• **Dataset excerpt**

▬▬▬

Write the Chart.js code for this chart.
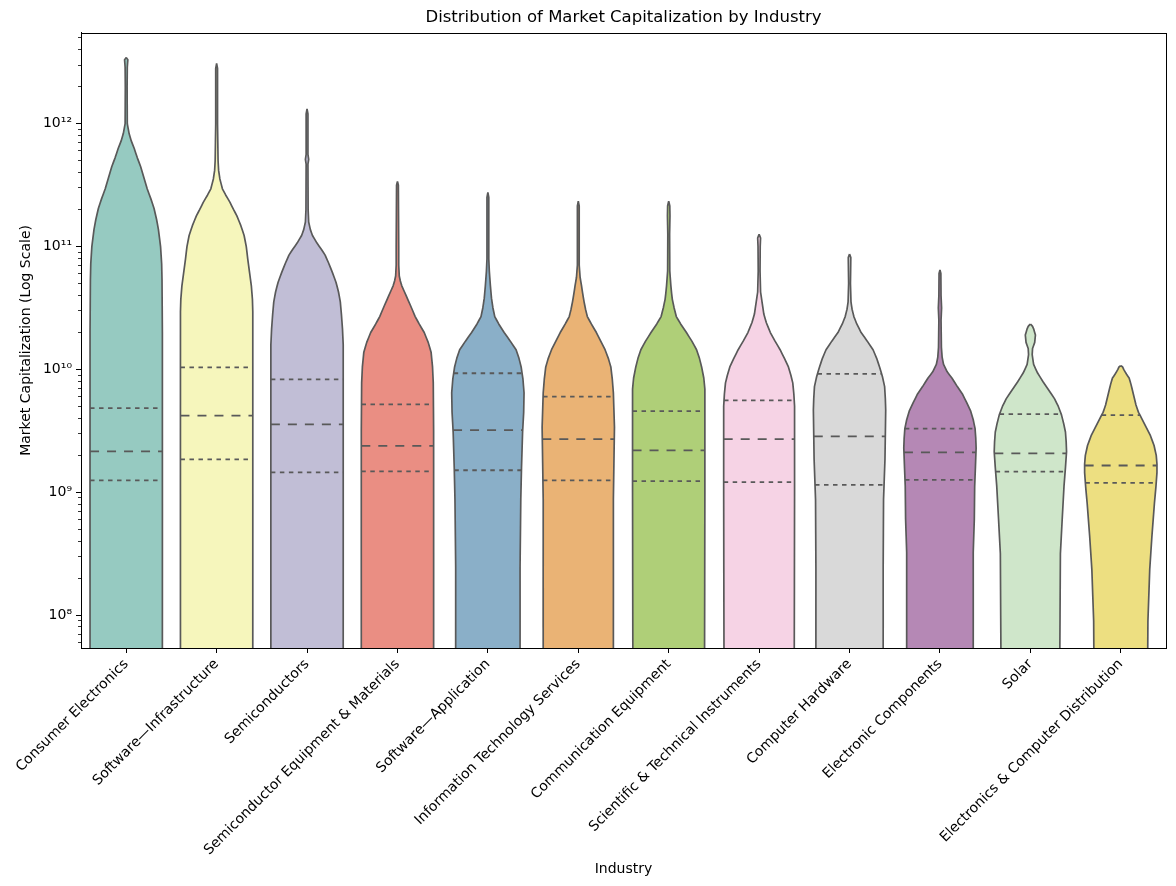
<!DOCTYPE html>
<html>
<head>
<meta charset="utf-8">
<script src="https://cdn.jsdelivr.net/npm/chart.js@4.4.0/dist/chart.umd.min.js"></script>
<style>
  html, body { margin: 0; padding: 0; background: #fff; }
</style>
</head>
<body>
<canvas id="myChart" width="1176" height="886"></canvas>
<script>
const industries = [
    'Consumer Electronics', 'Software\u2014Infrastructure', 'Semiconductors',
    'Semiconductor Equipment & Materials', 'Software\u2014Application',
    'Information Technology Services', 'Communication Equipment',
    'Scientific & Technical Instruments', 'Computer Hardware',
    'Electronic Components', 'Solar', 'Electronics & Computer Distribution'
];

const fillColors = [
    '#96cac1', '#f6f6bc', '#c1bed6', '#ea8e83', '#8aafc8', '#eab375',
    '#afcf78', '#f6d3e5', '#d9d9d9', '#b588b5', '#cfe6ca', '#eddf81'
];

// quartiles of market cap (USD)
const q1Values = [1.25e9, 1.85e9, 1.45e9, 1.48e9, 1.51e9, 1.25e9, 1.23e9, 1.21e9, 1.15e9, 1.26e9, 1.47e9, 1.19e9];
const medianValues = [2.15e9, 4.2e9, 3.57e9, 2.38e9, 3.2e9, 2.71e9, 2.19e9, 2.71e9, 2.85e9, 2.11e9, 2.07e9, 1.65e9];
const q3Values = [4.84e9, 1.04e10, 8.3e9, 5.2e9, 9.3e9, 6.0e9, 4.58e9, 5.6e9, 9.2e9, 3.3e9, 4.33e9, 4.25e9];

// violin outlines: [log10 market cap, relative density width]
const consumerElectronics = [[12.54, 0], [12.52, 0.045], [12.46, 0.03], [12.3, 0.025], [12.0, 0.03], [11.92, 0.08],
    [11.86, 0.14], [11.8, 0.22], [11.72, 0.31], [11.65, 0.4], [11.56, 0.49], [11.47, 0.58], [11.39, 0.68], [11.31, 0.77],
    [11.22, 0.84], [11.14, 0.89], [11.0, 0.95], [10.86, 0.98], [10.73, 0.99], [10.3, 1.0], [7.5, 1.0]];
const softwareInfrastructure = [[12.49, 0], [12.45, 0.025], [12.0, 0.025], [11.7, 0.04], [11.62, 0.055], [11.55, 0.09],
    [11.47, 0.16], [11.42, 0.25], [11.36, 0.37], [11.3, 0.47], [11.25, 0.56], [11.17, 0.67], [11.09, 0.76], [11.0, 0.82],
    [10.9, 0.86], [10.79, 0.91], [10.68, 0.96], [10.57, 0.99], [10.47, 1.0], [7.5, 1.0]];
const semiconductors = [[12.12, 0], [12.08, 0.025], [11.75, 0.025], [11.71, 0.045], [11.67, 0.025], [11.3, 0.03],
    [11.2, 0.045], [11.14, 0.09], [11.09, 0.15], [11.03, 0.27], [10.98, 0.39], [10.93, 0.5], [10.87, 0.59], [10.79, 0.7],
    [10.71, 0.8], [10.63, 0.87], [10.55, 0.92], [10.45, 0.95], [10.33, 0.98], [10.2, 1.0], [7.5, 1.0]];
const semiEquipment = [[11.53, 0], [11.5, 0.025], [11.0, 0.035], [10.85, 0.035], [10.76, 0.05], [10.72, 0.08], [10.68, 0.12],
    [10.6, 0.24], [10.52, 0.36], [10.43, 0.49], [10.37, 0.6], [10.3, 0.74], [10.22, 0.85], [10.14, 0.93], [10.02, 0.97],
    [9.89, 0.99], [9.5, 1.0], [7.5, 1.0]];
const softwareApplication = [[11.44, 0], [11.4, 0.025], [10.9, 0.025], [10.8, 0.04], [10.68, 0.07], [10.58, 0.1], [10.5, 0.14],
    [10.43, 0.19], [10.37, 0.3], [10.3, 0.45], [10.23, 0.62], [10.16, 0.78], [10.09, 0.86], [10.02, 0.92], [9.92, 0.97],
    [9.81, 1.0], [9.65, 0.99], [9.49, 0.96], [9.2, 0.93], [8.94, 0.91], [8.39, 0.89], [7.5, 0.89]];
const itServices = [[11.37, 0], [11.33, 0.025], [10.85, 0.025], [10.75, 0.05], [10.68, 0.09], [10.62, 0.12], [10.55, 0.16],
    [10.49, 0.2], [10.43, 0.25], [10.37, 0.36], [10.3, 0.5], [10.23, 0.62], [10.16, 0.74], [10.09, 0.83], [10.02, 0.9],
    [9.92, 0.94], [9.81, 0.97], [9.53, 1.0], [8.94, 0.97], [7.5, 0.97]];
const commEquipment = [[11.37, 0], [11.33, 0.03], [11.25, 0.035], [11.1, 0.025], [10.8, 0.03], [10.68, 0.06],
    [10.62, 0.08], [10.57, 0.1], [10.5, 0.15], [10.43, 0.21], [10.37, 0.33], [10.3, 0.49], [10.23, 0.64], [10.16, 0.77],
    [10.09, 0.85], [10.02, 0.91], [9.93, 0.97], [9.84, 1.0], [9.0, 1.0], [7.5, 0.99]];
const sciInstruments = [[11.1, 0], [11.07, 0.04], [11.0, 0.03], [10.8, 0.025], [10.63, 0.04], [10.55, 0.08],
    [10.45, 0.13], [10.38, 0.2], [10.3, 0.31], [10.23, 0.44], [10.16, 0.58], [10.09, 0.7], [10.02, 0.81], [9.95, 0.88],
    [9.89, 0.93], [9.8, 0.96], [9.7, 0.98], [9.0, 0.98], [7.5, 0.97]];
const computerHardware = [[10.94, 0], [10.91, 0.035], [10.8, 0.03], [10.7, 0.025], [10.55, 0.04], [10.49, 0.07],
    [10.43, 0.12], [10.37, 0.2], [10.3, 0.32], [10.23, 0.49], [10.16, 0.65], [10.09, 0.75], [10.02, 0.83], [9.94, 0.91],
    [9.86, 0.97], [9.76, 0.99], [9.67, 1.0], [9.27, 0.98], [8.94, 0.94], [8.39, 0.93], [7.5, 0.93]];
const electronicComponents = [[10.81, 0], [10.78, 0.025], [10.6, 0.03], [10.5, 0.045], [10.4, 0.03], [10.18, 0.04],
    [10.1, 0.06], [10.04, 0.1], [9.98, 0.2], [9.93, 0.33], [9.86, 0.48], [9.8, 0.62], [9.73, 0.74], [9.66, 0.85],
    [9.59, 0.92], [9.52, 0.97], [9.44, 0.99], [9.36, 1.0], [9.2, 0.98], [9.05, 0.96], [8.78, 0.95], [8.51, 0.92], [7.5, 0.92]];
const solar = [[10.37, 0], [10.35, 0.06], [10.33, 0.09], [10.28, 0.14], [10.22, 0.12], [10.17, 0.06], [10.12, 0.05],
    [10.04, 0.09], [9.97, 0.2], [9.9, 0.35], [9.83, 0.51], [9.76, 0.67], [9.7, 0.77], [9.63, 0.86], [9.56, 0.92],
    [9.49, 0.97], [9.41, 0.99], [9.33, 1.0], [9.2, 0.97], [9.05, 0.93], [8.78, 0.88], [8.5, 0.83], [7.5, 0.81]];
const ecDistribution = [[10.03, 0], [10.02, 0.05], [10.0, 0.08], [9.96, 0.16], [9.93, 0.23], [9.88, 0.28], [9.82, 0.33],
    [9.71, 0.42], [9.65, 0.49], [9.6, 0.58], [9.53, 0.7], [9.46, 0.82], [9.38, 0.92], [9.3, 0.98], [9.23, 1.0], [9.16, 1.0],
    [9.04, 0.97], [8.91, 0.93], [8.64, 0.86], [8.37, 0.8], [7.95, 0.75], [7.5, 0.74]];

const violinShapes = [consumerElectronics, softwareInfrastructure, semiconductors, semiEquipment,
    softwareApplication, itServices, commEquipment, sciInstruments, computerHardware,
    electronicComponents, solar, ecDistribution];

const yTickValues = [1e8, 1e9, 1e10, 1e11, 1e12];

const HALF = 0.4;
const EDGE = '#595959';

function widthAt(shape, value) {
    const lv = Math.log10(value);
    for (let i = 0; i < shape.length - 1; i++) {
        const a = shape[i], b = shape[i + 1];
        if (lv <= a[0] && lv >= b[0]) {
            const t = (a[0] - lv) / (a[0] - b[0]);
            return a[1] + t * (b[1] - a[1]);
        }
    }
    return 0;
}

function outline(shape, i) {
    const right = shape.map(p => ({x: i + HALF * p[1], y: Math.pow(10, p[0])}));
    const left = shape.slice().reverse().map(p => ({x: i - HALF * p[1], y: Math.pow(10, p[0])}));
    return right.concat(left);
}

function quartileLine(i, value, dash, label) {
    const w = HALF * widthAt(violinShapes[i], value);
    return {
        label: label,
        data: [{x: i - w, y: value}, {x: i + w, y: value}],
        borderColor: EDGE,
        borderWidth: 1.8,
        borderDash: dash,
        pointRadius: 0,
        fill: false,
        order: 0
    };
}

let datasets = [];
for (let i = 0; i < industries.length; i++) {
    datasets.push(quartileLine(i, q1Values[i], [4.5, 4.5], 'q1'));
    datasets.push(quartileLine(i, medianValues[i], [9, 8], 'median'));
    datasets.push(quartileLine(i, q3Values[i], [4.5, 4.5], 'q3'));
    datasets.push({
        label: industries[i],
        data: outline(violinShapes[i], i),
        borderColor: EDGE,
        borderWidth: 1.7,
        backgroundColor: fillColors[i],
        fill: 'shape',
        // a tiny tension keeps Chart.js off its fast path, which assumes x only grows
        tension: 0.001,
        borderJoinStyle: 'round',
        pointRadius: 0,
        order: 1
    });
}

const supDigits = ['\u2070', '\u00b9', '\u00b2', '\u00b3', '\u2074', '\u2075', '\u2076', '\u2077', '\u2078', '\u2079'];
function sup(n) {
    return String(n).split('').map(d => supDigits[+d]).join('');
}

const frame = {
    id: 'frame',
    afterDraw(chart) {
        const a = chart.chartArea;
        const c = chart.ctx;
        c.save();
        c.strokeStyle = '#000';
        c.lineWidth = 1;
        c.strokeRect(Math.round(a.left) + 0.5, Math.round(a.top) + 0.5, Math.round(a.right - a.left), Math.round(a.bottom - a.top));
        c.restore();
    }
};

Chart.defaults.font.family = 'DejaVu Sans';
Chart.defaults.color = '#000';

var ctx = document.getElementById('myChart').getContext('2d');
const chart = new Chart(ctx, {
    type: 'line',
    data: { datasets: datasets },
    plugins: [frame],
    options: {
        responsive: false,
        animation: false,
        events: [],
        layout: { padding: { left: 0, right: 10, top: 0, bottom: 0 } },
        plugins: {
            legend: { display: false },
            tooltip: { enabled: false },
            title: {
                display: true,
                fullSize: false,
                text: 'Distribution of Market Capitalization by Industry',
                font: { size: 16.5, weight: 'normal' },
                color: '#000',
                padding: { top: 8, bottom: 5 }
            }
        },
        scales: {
            x: {
                type: 'linear',
                min: -0.5,
                max: 11.5,
                afterBuildTicks: (scale) => {
                    scale.ticks = industries.map((_, i) => ({value: i}));
                },
                afterFit: (scale) => {
                    scale.height = 238;
                    scale.paddingLeft = 0;
                    scale.paddingRight = 0;
                },
                ticks: {
                    autoSkip: false,
                    minRotation: 45,
                    maxRotation: 45,
                    padding: 3,
                    font: { size: 14 },
                    callback: (v) => industries[v]
                },
                grid: { drawOnChartArea: false, tickLength: 5, tickColor: '#000', tickWidth: 1 },
                border: { display: true, color: '#000', width: 1 },
                title: {
                    display: true,
                    text: 'Industry',
                    font: { size: 14 },
                    padding: { top: 0, bottom: 8 }
                }
            },
            y: {
                type: 'logarithmic',
                weight: 1,
                min: Math.pow(10, 7.732),
                max: Math.pow(10, 12.74),
                afterBuildTicks: (scale) => {
                    scale.ticks = yTickValues.map(v => ({value: v}));
                },
                afterFit: (scale) => {
                    scale.width = 81;
                    scale.paddingTop = 0;
                    scale.paddingBottom = 0;
                },
                ticks: {
                    autoSkip: false,
                    padding: 4,
                    font: { size: 14 },
                    callback: (v) => '10' + sup(Math.round(Math.log10(v)))
                },
                grid: { drawOnChartArea: false, tickLength: 5, tickColor: '#000', tickWidth: 1 },
                border: { display: true, color: '#000', width: 1 },
                title: {
                    display: true,
                    text: 'Market Capitalization (Log Scale)',
                    font: { size: 14 },
                    padding: { top: 18, bottom: 0 }
                }
            },
            yMinor: {
                type: 'logarithmic',
                position: 'left',
                weight: 0,
                min: Math.pow(10, 7.732),
                max: Math.pow(10, 12.74),
                afterBuildTicks: (scale) => {
                    let t = [];
                    for (let e = 7; e <= 12; e++) {
                        for (let k = 2; k <= 9; k++) {
                            const v = k * Math.pow(10, e);
                            if (v >= scale.min && v <= scale.max) t.push({value: v});
                        }
                    }
                    scale.ticks = t;
                },
                afterFit: (scale) => {
                    scale.width = 0;
                    scale.paddingTop = 0;
                    scale.paddingBottom = 0;
                },
                ticks: { display: false },
                grid: { drawOnChartArea: false, tickLength: 3, tickColor: '#000', tickWidth: 0.8 },
                border: { display: false }
            }
        }
    }
});
</script>
</body>
</html>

▬▬▬

• **Problem details**
Only the lines from the start of the material through the line containing "3.3e9, 4.33e9, 4.25e9];" should be transcribed. Pictures stay out.

• **Result of the exercise**
Write the Chart.js code for this chart.
<!DOCTYPE html>
<html>
<head>
<meta charset="utf-8">
<script src="https://cdn.jsdelivr.net/npm/chart.js@4.4.0/dist/chart.umd.min.js"></script>
<style>
  html, body { margin: 0; padding: 0; background: #fff; }
</style>
</head>
<body>
<canvas id="myChart" width="1176" height="886"></canvas>
<script>
const industries = [
    'Consumer Electronics', 'Software\u2014Infrastructure', 'Semiconductors',
    'Semiconductor Equipment & Materials', 'Software\u2014Application',
    'Information Technology Services', 'Communication Equipment',
    'Scientific & Technical Instruments', 'Computer Hardware',
    'Electronic Components', 'Solar', 'Electronics & Computer Distribution'
];

const fillColors = [
    '#96cac1', '#f6f6bc', '#c1bed6', '#ea8e83', '#8aafc8', '#eab375',
    '#afcf78', '#f6d3e5', '#d9d9d9', '#b588b5', '#cfe6ca', '#eddf81'
];

// quartiles of market cap (USD)
const q1Values = [1.25e9, 1.85e9, 1.45e9, 1.48e9, 1.51e9, 1.25e9, 1.23e9, 1.21e9, 1.15e9, 1.26e9, 1.47e9, 1.19e9];
const medianValues = [2.15e9, 4.2e9, 3.57e9, 2.38e9, 3.2e9, 2.71e9, 2.19e9, 2.71e9, 2.85e9, 2.11e9, 2.07e9, 1.65e9];
const q3Values = [4.84e9, 1.04e10, 8.3e9, 5.2e9, 9.3e9, 6.0e9, 4.58e9, 5.6e9, 9.2e9, 3.3e9, 4.33e9, 4.25e9];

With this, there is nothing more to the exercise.